#### [WRITTEN EXERCISE]
Leave out every picture, then transcribe the rest of the listing exactly.

#### [AVAILABLE DATA]
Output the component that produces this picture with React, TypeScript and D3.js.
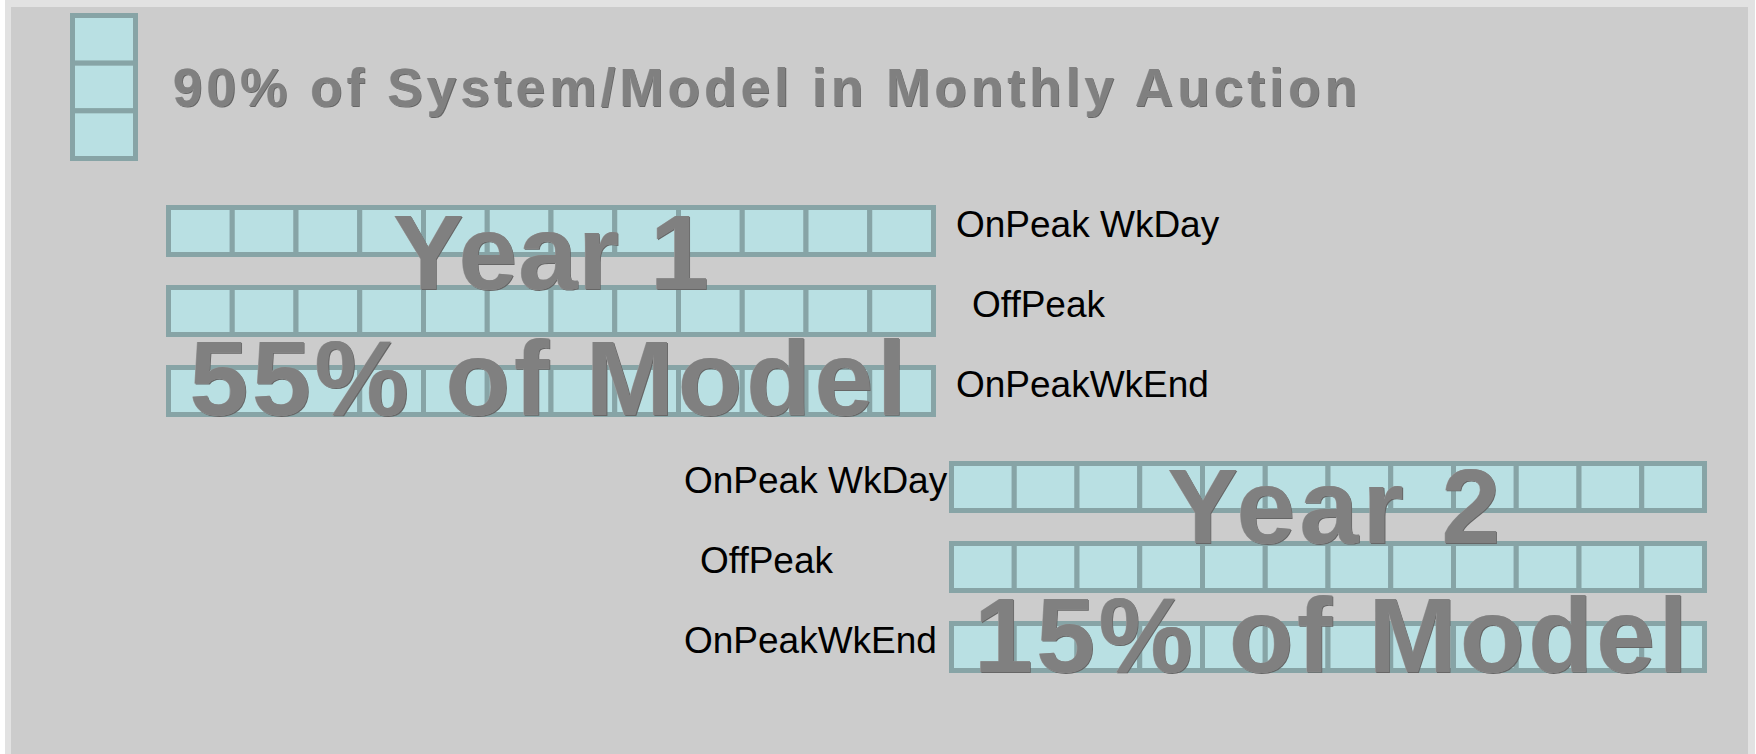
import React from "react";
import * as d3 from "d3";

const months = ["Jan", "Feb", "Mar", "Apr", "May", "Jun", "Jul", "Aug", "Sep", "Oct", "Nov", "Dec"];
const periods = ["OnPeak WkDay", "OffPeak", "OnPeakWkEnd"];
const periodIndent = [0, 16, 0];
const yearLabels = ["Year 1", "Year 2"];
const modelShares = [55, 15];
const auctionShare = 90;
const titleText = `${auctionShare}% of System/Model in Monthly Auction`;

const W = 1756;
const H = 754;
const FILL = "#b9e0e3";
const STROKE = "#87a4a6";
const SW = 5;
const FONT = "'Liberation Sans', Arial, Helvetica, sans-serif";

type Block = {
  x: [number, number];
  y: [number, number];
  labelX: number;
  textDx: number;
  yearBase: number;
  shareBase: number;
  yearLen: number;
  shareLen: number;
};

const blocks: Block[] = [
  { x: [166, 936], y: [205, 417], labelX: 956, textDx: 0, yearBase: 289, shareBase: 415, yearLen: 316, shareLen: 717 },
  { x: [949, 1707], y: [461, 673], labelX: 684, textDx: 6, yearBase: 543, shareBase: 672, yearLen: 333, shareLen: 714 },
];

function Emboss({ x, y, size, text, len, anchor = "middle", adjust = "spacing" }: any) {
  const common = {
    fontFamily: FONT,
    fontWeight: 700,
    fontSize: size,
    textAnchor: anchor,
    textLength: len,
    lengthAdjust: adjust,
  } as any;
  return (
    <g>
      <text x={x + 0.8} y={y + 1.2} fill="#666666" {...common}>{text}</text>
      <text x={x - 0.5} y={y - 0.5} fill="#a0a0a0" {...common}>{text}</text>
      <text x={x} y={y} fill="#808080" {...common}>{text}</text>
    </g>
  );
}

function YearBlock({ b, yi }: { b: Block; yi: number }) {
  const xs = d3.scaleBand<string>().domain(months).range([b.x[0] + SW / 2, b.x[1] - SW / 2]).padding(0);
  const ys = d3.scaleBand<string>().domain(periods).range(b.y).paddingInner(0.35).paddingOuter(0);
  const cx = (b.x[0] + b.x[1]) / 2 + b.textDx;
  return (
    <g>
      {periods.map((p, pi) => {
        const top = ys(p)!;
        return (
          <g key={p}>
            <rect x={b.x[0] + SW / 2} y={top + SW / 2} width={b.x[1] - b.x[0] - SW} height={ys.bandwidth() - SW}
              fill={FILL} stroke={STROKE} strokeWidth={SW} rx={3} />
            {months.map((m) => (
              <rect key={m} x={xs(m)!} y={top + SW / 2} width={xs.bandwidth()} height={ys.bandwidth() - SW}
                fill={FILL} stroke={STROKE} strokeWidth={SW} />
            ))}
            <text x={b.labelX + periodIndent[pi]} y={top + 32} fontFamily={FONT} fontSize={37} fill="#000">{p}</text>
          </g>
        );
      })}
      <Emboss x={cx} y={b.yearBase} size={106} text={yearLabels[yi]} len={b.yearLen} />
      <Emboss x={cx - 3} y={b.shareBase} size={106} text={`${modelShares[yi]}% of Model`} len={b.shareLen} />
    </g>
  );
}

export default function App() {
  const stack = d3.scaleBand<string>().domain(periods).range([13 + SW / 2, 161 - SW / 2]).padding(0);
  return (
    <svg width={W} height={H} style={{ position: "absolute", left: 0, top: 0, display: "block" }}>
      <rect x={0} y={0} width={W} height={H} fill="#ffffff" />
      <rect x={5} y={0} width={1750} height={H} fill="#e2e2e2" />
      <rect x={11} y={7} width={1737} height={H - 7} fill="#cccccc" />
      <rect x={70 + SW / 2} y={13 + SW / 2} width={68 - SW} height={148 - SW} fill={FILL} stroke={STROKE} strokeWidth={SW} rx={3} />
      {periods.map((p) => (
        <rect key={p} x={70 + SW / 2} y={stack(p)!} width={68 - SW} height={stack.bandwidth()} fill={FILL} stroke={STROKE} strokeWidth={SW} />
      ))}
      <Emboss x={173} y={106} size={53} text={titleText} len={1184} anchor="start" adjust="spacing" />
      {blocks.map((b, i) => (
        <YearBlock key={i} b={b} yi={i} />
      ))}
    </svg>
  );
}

#### [SOLUTION TO THIS EXERCISE]
Output the component that produces this picture with React, TypeScript and D3.js.
import React from "react";
import * as d3 from "d3";

const months = ["Jan", "Feb", "Mar", "Apr", "May", "Jun", "Jul", "Aug", "Sep", "Oct", "Nov", "Dec"];
const periods = ["OnPeak WkDay", "OffPeak", "OnPeakWkEnd"];
const periodIndent = [0, 16, 0];
const yearLabels = ["Year 1", "Year 2"];
const modelShares = [55, 15];
const auctionShare = 90;
const titleText = `${auctionShare}% of System/Model in Monthly Auction`;

const W = 1756;
const H = 754;
const FILL = "#b9e0e3";
const STROKE = "#87a4a6";
const SW = 5;
const FONT = "'Liberation Sans', Arial, Helvetica, sans-serif";

type Block = {
  x: [number, number];
  y: [number, number];
  labelX: number;
  textDx: number;
  yearBase: number;
  shareBase: number;
  yearLen: number;
  shareLen: number;
};

const blocks: Block[] = [
  { x: [166, 936], y: [205, 417], labelX: 956, textDx: 0, yearBase: 289, shareBase: 415, yearLen: 316, shareLen: 717 },
  { x: [949, 1707], y: [461, 673], labelX: 684, textDx: 6, yearBase: 543, shareBase: 672, yearLen: 333, shareLen: 714 },
];

function Emboss({ x, y, size, text, len, anchor = "middle", adjust = "spacing" }: any) {
  const common = {
    fontFamily: FONT,
    fontWeight: 700,
    fontSize: size,
    textAnchor: anchor,
    textLength: len,
    lengthAdjust: adjust,
  } as any;
  return (
    <g>
      <text x={x + 0.8} y={y + 1.2} fill="#666666" {...common}>{text}</text>
      <text x={x - 0.5} y={y - 0.5} fill="#a0a0a0" {...common}>{text}</text>
      <text x={x} y={y} fill="#808080" {...common}>{text}</text>
    </g>
  );
}

function YearBlock({ b, yi }: { b: Block; yi: number }) {
  const xs = d3.scaleBand<string>().domain(months).range([b.x[0] + SW / 2, b.x[1] - SW / 2]).padding(0);
  const ys = d3.scaleBand<string>().domain(periods).range(b.y).paddingInner(0.35).paddingOuter(0);
  const cx = (b.x[0] + b.x[1]) / 2 + b.textDx;
  return (
    <g>
      {periods.map((p, pi) => {
        const top = ys(p)!;
        return (
          <g key={p}>
            <rect x={b.x[0] + SW / 2} y={top + SW / 2} width={b.x[1] - b.x[0] - SW} height={ys.bandwidth() - SW}
              fill={FILL} stroke={STROKE} strokeWidth={SW} rx={3} />
            {months.map((m) => (
              <rect key={m} x={xs(m)!} y={top + SW / 2} width={xs.bandwidth()} height={ys.bandwidth() - SW}
                fill={FILL} stroke={STROKE} strokeWidth={SW} />
            ))}
            <text x={b.labelX + periodIndent[pi]} y={top + 32} fontFamily={FONT} fontSize={37} fill="#000">{p}</text>
          </g>
        );
      })}
      <Emboss x={cx} y={b.yearBase} size={106} text={yearLabels[yi]} len={b.yearLen} />
      <Emboss x={cx - 3} y={b.shareBase} size={106} text={`${modelShares[yi]}% of Model`} len={b.shareLen} />
    </g>
  );
}

export default function App() {
  const stack = d3.scaleBand<string>().domain(periods).range([13 + SW / 2, 161 - SW / 2]).padding(0);
  return (
    <svg width={W} height={H} style={{ position: "absolute", left: 0, top: 0, display: "block" }}>
      <rect x={0} y={0} width={W} height={H} fill="#ffffff" />
      <rect x={5} y={0} width={1750} height={H} fill="#e2e2e2" />
      <rect x={11} y={7} width={1737} height={H - 7} fill="#cccccc" />
      <rect x={70 + SW / 2} y={13 + SW / 2} width={68 - SW} height={148 - SW} fill={FILL} stroke={STROKE} strokeWidth={SW} rx={3} />
      {periods.map((p) => (
        <rect key={p} x={70 + SW / 2} y={stack(p)!} width={68 - SW} height={stack.bandwidth()} fill={FILL} stroke={STROKE} strokeWidth={SW} />
      ))}
      <Emboss x={173} y={106} size={53} text={titleText} len={1184} anchor="start" adjust="spacing" />
      {blocks.map((b, i) => (
        <YearBlock key={i} b={b} yi={i} />
      ))}
    </svg>
  );
}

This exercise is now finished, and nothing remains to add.